Your instructions:
Copy all of the material exactly. Pictures are not to appear in the copy.

Given information:
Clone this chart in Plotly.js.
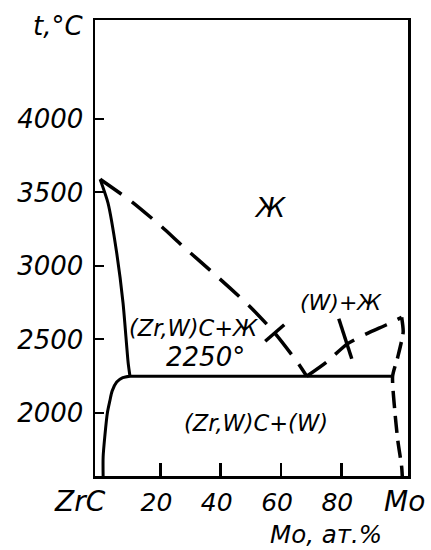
<!DOCTYPE html>
<html><head><meta charset="utf-8">
<script src="https://cdn.plot.ly/plotly-3.0.1.min.js"></script>
<style>html,body{margin:0;padding:0;background:#fff}#chart{width:431px;height:550px}</style>
</head><body><div id="chart"></div>
<script>
// ZrC – Mo phase diagram
const liqLeftX = [0, 10.5, 20.4, 27.6, 37, 49.1, 57.9, 65.6, 68.5];
const liqLeftY = [3590, 3437, 3267, 3131, 2961, 2735, 2544, 2340, 2250];

const liqRightX = [68.5, 75, 82, 89, 95, 100];
const liqRightY = [2250, 2345, 2470, 2545, 2600, 2650];

const solLeftX = [0, 2.6, 5.5, 7.6, 9.3, 9.9];
const solLeftY = [3590, 3429, 3088, 2748, 2340, 2250];

const solvLeftX = [9.9, 7.5, 5.5, 4, 3.2, 2.4, 1.6, 1.0, 1.0];
const solvLeftY = [2250, 2240, 2210, 2150, 2080, 2000, 1850, 1700, 1571];

const eutX = [9.9, 96.8];
const eutY = [2250, 2250];

const solvRightX = [100, 100.5, 98.7, 97, 97.7, 98.7, 100, 100.2];
const solvRightY = [2650, 2550, 2380, 2250, 2020, 1816, 1633, 1571];

const markX = [57.9, 81.3];
const markY = [2544, 2505];

const xTickVals = [20, 40, 60, 80];
const xTickText = ['20', '40', '60', '80'];
const xEndLabels = ['ZrC', 'Mo'];
const yTickVals = [2000, 2500, 3000, 3500, 4000];
const yTickText = ['2000', '2500', '3000', '3500', '4000'];
const regionLabels = ['Ж', '(W)+Ж', '(Zr,W)C+Ж', '2250°', '(Zr,W)C+(W)'];
const xTitle = 'Mo, ат.%';
const yTitle = 't,°C';

const FONT = 'DejaVu Sans, Liberation Sans, sans-serif';
const INK = '#000';

const solid = {color: INK, width: 3};
const spl = (extra) => Object.assign({shape: 'spline', smoothing: 0.6, color: INK, width: 3.5}, extra);

const traces = [
  {x: liqLeftX, y: liqLeftY, mode: 'lines', line: spl({dash: '26px,13px'})},
  {x: liqRightX, y: liqRightY, mode: 'lines', line: spl({dash: '24px,12px'})},
  {x: solvRightX, y: solvRightY, mode: 'lines', line: spl({dash: '17px,8px', width: 3.5})},
  {x: solLeftX, y: solLeftY, mode: 'lines', line: spl({width: 3})},
  {x: solvLeftX, y: solvLeftY, mode: 'lines', line: spl({width: 3, smoothing: 0.8})},
  {x: eutX, y: eutY, mode: 'lines', line: solid},
  {x: markX, y: markY, mode: 'markers',
   marker: {symbol: 'line-ns', color: INK, opacity: 1, size: [18, 30], angle: [49, -18],
            line: {color: INK, width: 3.5}}}
];

const regionPos = [
  {x: 56.3, y: 3395, size: 27},
  {x: 79.8, y: 2748, size: 22},
  {x: 30.8, y: 2578, size: 22.5},
  {x: 34.8, y: 2381, size: 26},
  {x: 51.7, y: 1932, size: 22.5}
];

const annotations = regionLabels.map((t, i) => ({
  text: t, x: regionPos[i].x, y: regionPos[i].y, xref: 'x', yref: 'y',
  showarrow: false, xanchor: 'center', yanchor: 'middle',
  font: {family: FONT, size: regionPos[i].size, color: INK, style: 'italic'}
}));

annotations.push(
  {text: xEndLabels[0], xref: 'paper', yref: 'paper', x: -0.048, y: -0.055, showarrow: false,
   xanchor: 'center', yanchor: 'middle', font: {family: FONT, size: 28, color: INK, style: 'italic'}},
  {text: xEndLabels[1], xref: 'paper', yref: 'paper', x: 0.99, y: -0.055, showarrow: false,
   xanchor: 'center', yanchor: 'middle', font: {family: FONT, size: 28, color: INK, style: 'italic'}},
  {text: xTitle, xref: 'paper', yref: 'paper', x: 0.738, y: -0.129, showarrow: false,
   xanchor: 'center', yanchor: 'middle', font: {family: FONT, size: 24.5, color: INK, style: 'italic'}},
  {text: yTitle, xref: 'paper', yref: 'paper', x: -0.118, y: 0.987, showarrow: false,
   xanchor: 'center', yanchor: 'middle', font: {family: FONT, size: 26, color: INK, style: 'italic'}}
);

const layout = {
  width: 431, height: 550,
  margin: {l: 95, r: 23, t: 20, b: 74},
  paper_bgcolor: '#fff', plot_bgcolor: '#fff',
  showlegend: false,
  font: {family: FONT, color: INK, style: 'italic'},
  xaxis: {
    range: [-1.7, 102.1], showgrid: false, zeroline: false,
    showline: true, mirror: true, linecolor: INK, linewidth: 2.5,
    ticks: 'inside', ticklen: 13, tickwidth: 2.5, tickcolor: INK,
    tickvals: xTickVals, ticktext: xTickText, ticklabelshift: -4, ticklabelstandoff: 2,
    tickfont: {family: FONT, size: 25, color: INK, style: 'italic'}
  },
  yaxis: {
    range: [1571, 4673], showgrid: false, zeroline: false,
    showline: true, mirror: true, linecolor: INK, linewidth: 2.5,
    ticks: 'inside', ticklen: 9, tickwidth: 2, tickcolor: INK,
    tickvals: yTickVals, ticktext: yTickText, ticklabelstandoff: 4,
    tickfont: {family: FONT, size: 26, color: INK, style: 'italic'}
  },
  annotations: annotations
};

Plotly.newPlot('chart', traces, layout, {staticPlot: true, displayModeBar: false});
</script>
</body></html>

Reply:
Clone this chart in Plotly.js.
<!DOCTYPE html>
<html><head><meta charset="utf-8">
<script src="https://cdn.plot.ly/plotly-3.0.1.min.js"></script>
<style>html,body{margin:0;padding:0;background:#fff}#chart{width:431px;height:550px}</style>
</head><body><div id="chart"></div>
<script>
// ZrC – Mo phase diagram
const liqLeftX = [0, 10.5, 20.4, 27.6, 37, 49.1, 57.9, 65.6, 68.5];
const liqLeftY = [3590, 3437, 3267, 3131, 2961, 2735, 2544, 2340, 2250];

const liqRightX = [68.5, 75, 82, 89, 95, 100];
const liqRightY = [2250, 2345, 2470, 2545, 2600, 2650];

const solLeftX = [0, 2.6, 5.5, 7.6, 9.3, 9.9];
const solLeftY = [3590, 3429, 3088, 2748, 2340, 2250];

const solvLeftX = [9.9, 7.5, 5.5, 4, 3.2, 2.4, 1.6, 1.0, 1.0];
const solvLeftY = [2250, 2240, 2210, 2150, 2080, 2000, 1850, 1700, 1571];

const eutX = [9.9, 96.8];
const eutY = [2250, 2250];

const solvRightX = [100, 100.5, 98.7, 97, 97.7, 98.7, 100, 100.2];
const solvRightY = [2650, 2550, 2380, 2250, 2020, 1816, 1633, 1571];

const markX = [57.9, 81.3];
const markY = [2544, 2505];

const xTickVals = [20, 40, 60, 80];
const xTickText = ['20', '40', '60', '80'];
const xEndLabels = ['ZrC', 'Mo'];
const yTickVals = [2000, 2500, 3000, 3500, 4000];
const yTickText = ['2000', '2500', '3000', '3500', '4000'];
const regionLabels = ['Ж', '(W)+Ж', '(Zr,W)C+Ж', '2250°', '(Zr,W)C+(W)'];
const xTitle = 'Mo, ат.%';
const yTitle = 't,°C';

const FONT = 'DejaVu Sans, Liberation Sans, sans-serif';
const INK = '#000';

const solid = {color: INK, width: 3};
const spl = (extra) => Object.assign({shape: 'spline', smoothing: 0.6, color: INK, width: 3.5}, extra);

const traces = [
  {x: liqLeftX, y: liqLeftY, mode: 'lines', line: spl({dash: '26px,13px'})},
  {x: liqRightX, y: liqRightY, mode: 'lines', line: spl({dash: '24px,12px'})},
  {x: solvRightX, y: solvRightY, mode: 'lines', line: spl({dash: '17px,8px', width: 3.5})},
  {x: solLeftX, y: solLeftY, mode: 'lines', line: spl({width: 3})},
  {x: solvLeftX, y: solvLeftY, mode: 'lines', line: spl({width: 3, smoothing: 0.8})},
  {x: eutX, y: eutY, mode: 'lines', line: solid},
  {x: markX, y: markY, mode: 'markers',
   marker: {symbol: 'line-ns', color: INK, opacity: 1, size: [18, 30], angle: [49, -18],
            line: {color: INK, width: 3.5}}}
];

const regionPos = [
  {x: 56.3, y: 3395, size: 27},
  {x: 79.8, y: 2748, size: 22},
  {x: 30.8, y: 2578, size: 22.5},
  {x: 34.8, y: 2381, size: 26},
  {x: 51.7, y: 1932, size: 22.5}
];

const annotations = regionLabels.map((t, i) => ({
  text: t, x: regionPos[i].x, y: regionPos[i].y, xref: 'x', yref: 'y',
  showarrow: false, xanchor: 'center', yanchor: 'middle',
  font: {family: FONT, size: regionPos[i].size, color: INK, style: 'italic'}
}));

annotations.push(
  {text: xEndLabels[0], xref: 'paper', yref: 'paper', x: -0.048, y: -0.055, showarrow: false,
   xanchor: 'center', yanchor: 'middle', font: {family: FONT, size: 28, color: INK, style: 'italic'}},
  {text: xEndLabels[1], xref: 'paper', yref: 'paper', x: 0.99, y: -0.055, showarrow: false,
   xanchor: 'center', yanchor: 'middle', font: {family: FONT, size: 28, color: INK, style: 'italic'}},
  {text: xTitle, xref: 'paper', yref: 'paper', x: 0.738, y: -0.129, showarrow: false,
   xanchor: 'center', yanchor: 'middle', font: {family: FONT, size: 24.5, color: INK, style: 'italic'}},
  {text: yTitle, xref: 'paper', yref: 'paper', x: -0.118, y: 0.987, showarrow: false,
   xanchor: 'center', yanchor: 'middle', font: {family: FONT, size: 26, color: INK, style: 'italic'}}
);

const layout = {
  width: 431, height: 550,
  margin: {l: 95, r: 23, t: 20, b: 74},
  paper_bgcolor: '#fff', plot_bgcolor: '#fff',
  showlegend: false,
  font: {family: FONT, color: INK, style: 'italic'},
  xaxis: {
    range: [-1.7, 102.1], showgrid: false, zeroline: false,
    showline: true, mirror: true, linecolor: INK, linewidth: 2.5,
    ticks: 'inside', ticklen: 13, tickwidth: 2.5, tickcolor: INK,
    tickvals: xTickVals, ticktext: xTickText, ticklabelshift: -4, ticklabelstandoff: 2,
    tickfont: {family: FONT, size: 25, color: INK, style: 'italic'}
  },
  yaxis: {
    range: [1571, 4673], showgrid: false, zeroline: false,
    showline: true, mirror: true, linecolor: INK, linewidth: 2.5,
    ticks: 'inside', ticklen: 9, tickwidth: 2, tickcolor: INK,
    tickvals: yTickVals, ticktext: yTickText, ticklabelstandoff: 4,
    tickfont: {family: FONT, size: 26, color: INK, style: 'italic'}
  },
  annotations: annotations
};

Plotly.newPlot('chart', traces, layout, {staticPlot: true, displayModeBar: false});
</script>
</body></html>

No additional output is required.